PROBLEM DETAILS: Please transcribe the listing below in full and word for word, without its pictures.

DATA PROVIDED:
◆ ◆ ◆ ◆ ◆

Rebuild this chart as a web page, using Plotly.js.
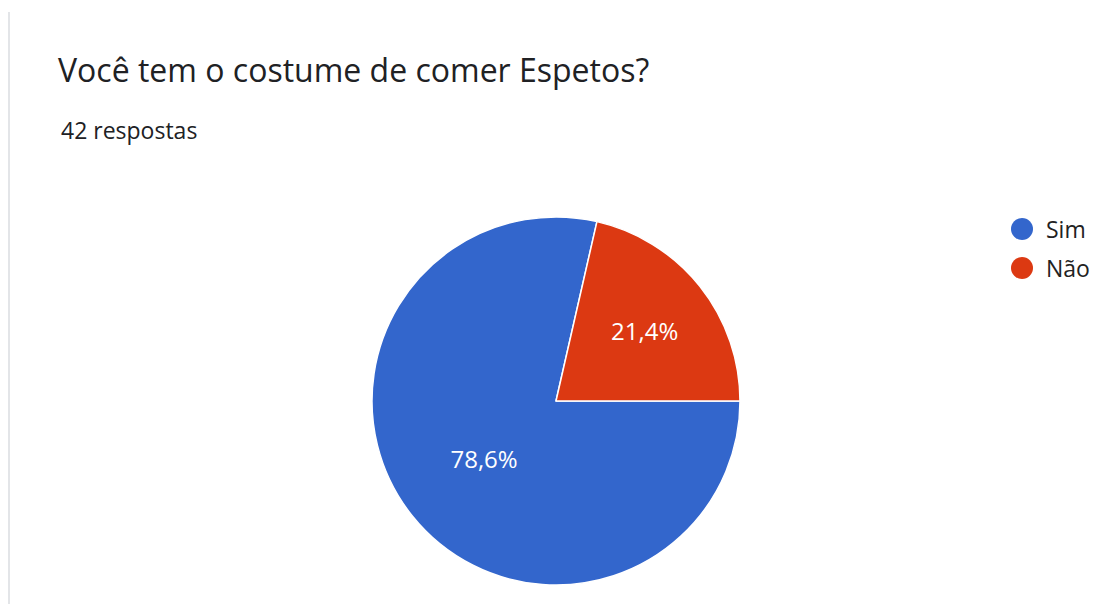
<!DOCTYPE html>
<html><head><meta charset="utf-8">
<script src="https://cdn.plot.ly/plotly-3.0.1.min.js"></script>
<style>html,body{margin:0;padding:0;background:#fff;}#chart{width:1094px;height:604px;}</style>
</head><body><div id="chart"></div>
<script>
var labels = ["Sim", "Não"];
var counts = [33, 9];
var colors = ["#3366CC", "#DC3912"];
var titleText = "Você tem o costume de comer Espetos?";
var subtitleText = "42 respostas";

var W = 1094, H = 604;
var FONT = "'Open Sans', Roboto, Arial, sans-serif";
var pie = {
  type: "pie",
  labels: labels,
  values: counts,
  sort: false,
  direction: "clockwise",
  rotation: 90,
  marker: {colors: colors, line: {color: "#ffffff", width: 1.5}},
  textinfo: "percent",
  texttemplate: "%{percent:.1%}",
  textposition: "inside",
  insidetextorientation: "horizontal",
  textfont: {family: FONT, size: 24, color: "#ffffff"},
  hoverinfo: "label+value+percent",
  showlegend: false,
  domain: {x: [372 / W, 740 / W], y: [19 / H, 387 / H]}
};

var shapes = [{type: "line", xref: "paper", yref: "paper", x0: 9 / W, x1: 9 / W, y0: 0, y1: 1 - 12 / H,
  line: {color: "#dadce0", width: 1.5}}];
var annotations = [{
  text: subtitleText, xref: "paper", yref: "paper", x: 59 / W, y: 1 - 130 / H,
  xanchor: "left", yanchor: "middle", showarrow: false,
  font: {family: FONT, size: 23, color: "#202124"}
}];
labels.forEach(function (lab, i) {
  var cy = 229 + i * 39;
  shapes.push({type: "circle", xref: "paper", yref: "paper",
    x0: (1011) / W, x1: (1033) / W, y0: 1 - (cy + 11) / H, y1: 1 - (cy - 11) / H,
    fillcolor: colors[i], line: {width: 0}});
  annotations.push({text: lab, xref: "paper", yref: "paper", x: 1044 / W, y: 1 - cy / H,
    xanchor: "left", yanchor: "middle", showarrow: false,
    font: {family: FONT, size: 23, color: "#222222"}});
});

var layout = {
  width: W, height: H,
  margin: {l: 0, r: 0, t: 0, b: 0},
  paper_bgcolor: "#ffffff",
  separators: ",.",
  showlegend: false,
  title: {text: titleText, x: 58 / W, xref: "paper", xanchor: "left", y: 1 - 71 / H, yref: "paper", yanchor: "middle",
    font: {family: FONT, size: 32, color: "#202124"}},
  shapes: shapes,
  annotations: annotations
};
Plotly.newPlot("chart", [pie], layout, {displayModeBar: false, staticPlot: true});
</script></body></html>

◆ ◆ ◆ ◆ ◆

ANSWER BELOW:
Rebuild this chart as a web page, using Plotly.js.
<!DOCTYPE html>
<html><head><meta charset="utf-8">
<script src="https://cdn.plot.ly/plotly-3.0.1.min.js"></script>
<style>html,body{margin:0;padding:0;background:#fff;}#chart{width:1094px;height:604px;}</style>
</head><body><div id="chart"></div>
<script>
var labels = ["Sim", "Não"];
var counts = [33, 9];
var colors = ["#3366CC", "#DC3912"];
var titleText = "Você tem o costume de comer Espetos?";
var subtitleText = "42 respostas";

var W = 1094, H = 604;
var FONT = "'Open Sans', Roboto, Arial, sans-serif";
var pie = {
  type: "pie",
  labels: labels,
  values: counts,
  sort: false,
  direction: "clockwise",
  rotation: 90,
  marker: {colors: colors, line: {color: "#ffffff", width: 1.5}},
  textinfo: "percent",
  texttemplate: "%{percent:.1%}",
  textposition: "inside",
  insidetextorientation: "horizontal",
  textfont: {family: FONT, size: 24, color: "#ffffff"},
  hoverinfo: "label+value+percent",
  showlegend: false,
  domain: {x: [372 / W, 740 / W], y: [19 / H, 387 / H]}
};

var shapes = [{type: "line", xref: "paper", yref: "paper", x0: 9 / W, x1: 9 / W, y0: 0, y1: 1 - 12 / H,
  line: {color: "#dadce0", width: 1.5}}];
var annotations = [{
  text: subtitleText, xref: "paper", yref: "paper", x: 59 / W, y: 1 - 130 / H,
  xanchor: "left", yanchor: "middle", showarrow: false,
  font: {family: FONT, size: 23, color: "#202124"}
}];
labels.forEach(function (lab, i) {
  var cy = 229 + i * 39;
  shapes.push({type: "circle", xref: "paper", yref: "paper",
    x0: (1011) / W, x1: (1033) / W, y0: 1 - (cy + 11) / H, y1: 1 - (cy - 11) / H,
    fillcolor: colors[i], line: {width: 0}});
  annotations.push({text: lab, xref: "paper", yref: "paper", x: 1044 / W, y: 1 - cy / H,
    xanchor: "left", yanchor: "middle", showarrow: false,
    font: {family: FONT, size: 23, color: "#222222"}});
});

var layout = {
  width: W, height: H,
  margin: {l: 0, r: 0, t: 0, b: 0},
  paper_bgcolor: "#ffffff",
  separators: ",.",
  showlegend: false,
  title: {text: titleText, x: 58 / W, xref: "paper", xanchor: "left", y: 1 - 71 / H, yref: "paper", yanchor: "middle",
    font: {family: FONT, size: 32, color: "#202124"}},
  shapes: shapes,
  annotations: annotations
};
Plotly.newPlot("chart", [pie], layout, {displayModeBar: false, staticPlot: true});
</script></body></html>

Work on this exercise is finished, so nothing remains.